Task statement: Copy all of the material word for word, except for the pictures.

Dataset section:
▬▬▬
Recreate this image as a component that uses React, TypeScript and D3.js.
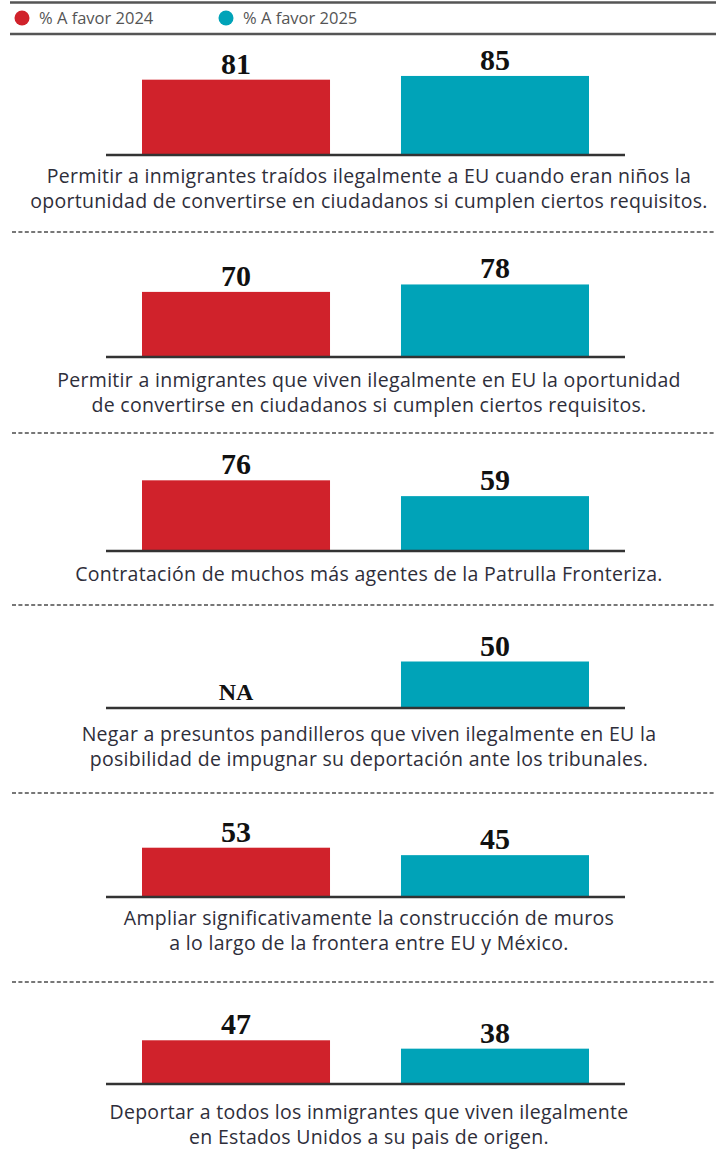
import React from "react";
import * as d3 from "d3";

// ---- data ----
const seriesNames = ["% A favor 2024", "% A favor 2025"];
const seriesColors = ["#d0222b", "#00a3b8"];
const values2024: (number | null)[] = [81, 70, 76, null, 53, 47];
const values2025: (number | null)[] = [85, 78, 59, 50, 45, 38];
const questionLines: string[][] = [
  [
    "Permitir a inmigrantes traídos ilegalmente a EU cuando eran niños la",
    "oportunidad de convertirse en ciudadanos si cumplen ciertos requisitos.",
  ],
  [
    "Permitir a inmigrantes que viven ilegalmente en EU la oportunidad",
    "de convertirse en ciudadanos si cumplen ciertos requisitos.",
  ],
  ["Contratación de muchos más agentes de la Patrulla Fronteriza."],
  [
    "Negar a presuntos pandilleros que viven ilegalmente en EU la",
    "posibilidad de impugnar su deportación ante los tribunales.",
  ],
  [
    "Ampliar significativamente la construcción de muros",
    "a lo largo de la frontera entre EU y México.",
  ],
  [
    "Deportar a todos los inmigrantes que viven ilegalmente",
    "en Estados Unidos a su pais de origen.",
  ],
];
const naLabel = "NA";

// ---- layout ----
const W = 716;
const H = 1173;
const panelBaselines = [155, 357, 551, 708, 897, 1084];
const dividerYs = [232, 433, 605, 793, 982];
const textOffsets = [28, 30, 30, 33, 28, 35];
const lineGap = 25;

const x = d3
  .scaleBand<string>()
  .domain(["2024", "2025"])
  .range([106, 625])
  .paddingInner(0.274)
  .paddingOuter(0.139);
const h = d3.scaleLinear().domain([0, 100]).range([0, 93]);

const textFont = "'Open Sans', 'Noto Sans', sans-serif";
const numFont = "'Liberation Serif', 'DejaVu Serif', serif";

export default function App() {
  return (
    <svg
      width={W}
      height={H}
      style={{ position: "absolute", left: 0, top: 0, background: "#fff" }}
    >
      {/* legend */}
      <line x1={10} x2={W} y1={2.5} y2={2.5} stroke="#555" strokeWidth={2.5} />
      <line x1={10} x2={W} y1={34} y2={34} stroke="#555" strokeWidth={2.5} />
      {seriesNames.map((name, i) => (
        <g key={name} transform={`translate(${i === 0 ? 22 : 226},18)`}>
          <circle r={7.5} fill={seriesColors[i]} />
          <text
            x={17}
            y={5.5}
            fontFamily={textFont}
            fontSize={16.5}
            fill="#555"
          >
            {name}
          </text>
        </g>
      ))}

      {/* dividers */}
      {dividerYs.map((y, i) => (
        <line
          key={i}
          x1={12}
          x2={W}
          y1={y}
          y2={y}
          stroke="#777"
          strokeWidth={2}
          strokeDasharray="4 2.4"
        />
      ))}

      {/* panels */}
      {questionLines.map((lines, i) => {
        const base = panelBaselines[i];
        const vals = [values2024[i], values2025[i]];
        return (
          <g key={i}>
            {vals.map((v, j) => {
              const key = j === 0 ? "2024" : "2025";
              const bx = x(key)!;
              const bw = x.bandwidth();
              if (v == null) {
                return (
                  <text
                    key={key}
                    x={bx + bw / 2}
                    y={base - 8}
                    textAnchor="middle"
                    fontFamily={numFont}
                    fontWeight="bold"
                    fontSize={24}
                    fill="#111"
                  >
                    {naLabel}
                  </text>
                );
              }
              const bh = h(v);
              return (
                <g key={key}>
                  <rect
                    x={bx}
                    y={base - bh}
                    width={bw}
                    height={bh}
                    fill={seriesColors[j]}
                  />
                  <text
                    x={bx + bw / 2}
                    y={base - bh - 6}
                    textAnchor="middle"
                    fontFamily={numFont}
                    fontWeight="bold"
                    fontSize={30}
                    fill="#111"
                  >
                    {v}
                  </text>
                </g>
              );
            })}
            <line
              x1={x.range()[0]}
              x2={x.range()[1]}
              y1={base}
              y2={base}
              stroke="#333"
              strokeWidth={2.5}
            />
            {lines.map((ln, k) => (
              <text
                key={k}
                x={369}
                y={base + textOffsets[i] + k * lineGap}
                textAnchor="middle"
                fontFamily={textFont}
                fontSize={19.5}
                fontWeight={500}
                letterSpacing={0.3}
                fill="#2e2e3a"
              >
                {ln}
              </text>
            ))}
          </g>
        );
      })}
    </svg>
  );
}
▬▬▬
Solution for this problem:
Recreate this image as a component that uses React, TypeScript and D3.js.
import React from "react";
import * as d3 from "d3";

// ---- data ----
const seriesNames = ["% A favor 2024", "% A favor 2025"];
const seriesColors = ["#d0222b", "#00a3b8"];
const values2024: (number | null)[] = [81, 70, 76, null, 53, 47];
const values2025: (number | null)[] = [85, 78, 59, 50, 45, 38];
const questionLines: string[][] = [
  [
    "Permitir a inmigrantes traídos ilegalmente a EU cuando eran niños la",
    "oportunidad de convertirse en ciudadanos si cumplen ciertos requisitos.",
  ],
  [
    "Permitir a inmigrantes que viven ilegalmente en EU la oportunidad",
    "de convertirse en ciudadanos si cumplen ciertos requisitos.",
  ],
  ["Contratación de muchos más agentes de la Patrulla Fronteriza."],
  [
    "Negar a presuntos pandilleros que viven ilegalmente en EU la",
    "posibilidad de impugnar su deportación ante los tribunales.",
  ],
  [
    "Ampliar significativamente la construcción de muros",
    "a lo largo de la frontera entre EU y México.",
  ],
  [
    "Deportar a todos los inmigrantes que viven ilegalmente",
    "en Estados Unidos a su pais de origen.",
  ],
];
const naLabel = "NA";

// ---- layout ----
const W = 716;
const H = 1173;
const panelBaselines = [155, 357, 551, 708, 897, 1084];
const dividerYs = [232, 433, 605, 793, 982];
const textOffsets = [28, 30, 30, 33, 28, 35];
const lineGap = 25;

const x = d3
  .scaleBand<string>()
  .domain(["2024", "2025"])
  .range([106, 625])
  .paddingInner(0.274)
  .paddingOuter(0.139);
const h = d3.scaleLinear().domain([0, 100]).range([0, 93]);

const textFont = "'Open Sans', 'Noto Sans', sans-serif";
const numFont = "'Liberation Serif', 'DejaVu Serif', serif";

export default function App() {
  return (
    <svg
      width={W}
      height={H}
      style={{ position: "absolute", left: 0, top: 0, background: "#fff" }}
    >
      {/* legend */}
      <line x1={10} x2={W} y1={2.5} y2={2.5} stroke="#555" strokeWidth={2.5} />
      <line x1={10} x2={W} y1={34} y2={34} stroke="#555" strokeWidth={2.5} />
      {seriesNames.map((name, i) => (
        <g key={name} transform={`translate(${i === 0 ? 22 : 226},18)`}>
          <circle r={7.5} fill={seriesColors[i]} />
          <text
            x={17}
            y={5.5}
            fontFamily={textFont}
            fontSize={16.5}
            fill="#555"
          >
            {name}
          </text>
        </g>
      ))}

      {/* dividers */}
      {dividerYs.map((y, i) => (
        <line
          key={i}
          x1={12}
          x2={W}
          y1={y}
          y2={y}
          stroke="#777"
          strokeWidth={2}
          strokeDasharray="4 2.4"
        />
      ))}

      {/* panels */}
      {questionLines.map((lines, i) => {
        const base = panelBaselines[i];
        const vals = [values2024[i], values2025[i]];
        return (
          <g key={i}>
            {vals.map((v, j) => {
              const key = j === 0 ? "2024" : "2025";
              const bx = x(key)!;
              const bw = x.bandwidth();
              if (v == null) {
                return (
                  <text
                    key={key}
                    x={bx + bw / 2}
                    y={base - 8}
                    textAnchor="middle"
                    fontFamily={numFont}
                    fontWeight="bold"
                    fontSize={24}
                    fill="#111"
                  >
                    {naLabel}
                  </text>
                );
              }
              const bh = h(v);
              return (
                <g key={key}>
                  <rect
                    x={bx}
                    y={base - bh}
                    width={bw}
                    height={bh}
                    fill={seriesColors[j]}
                  />
                  <text
                    x={bx + bw / 2}
                    y={base - bh - 6}
                    textAnchor="middle"
                    fontFamily={numFont}
                    fontWeight="bold"
                    fontSize={30}
                    fill="#111"
                  >
                    {v}
                  </text>
                </g>
              );
            })}
            <line
              x1={x.range()[0]}
              x2={x.range()[1]}
              y1={base}
              y2={base}
              stroke="#333"
              strokeWidth={2.5}
            />
            {lines.map((ln, k) => (
              <text
                key={k}
                x={369}
                y={base + textOffsets[i] + k * lineGap}
                textAnchor="middle"
                fontFamily={textFont}
                fontSize={19.5}
                fontWeight={500}
                letterSpacing={0.3}
                fill="#2e2e3a"
              >
                {ln}
              </text>
            ))}
          </g>
        );
      })}
    </svg>
  );
}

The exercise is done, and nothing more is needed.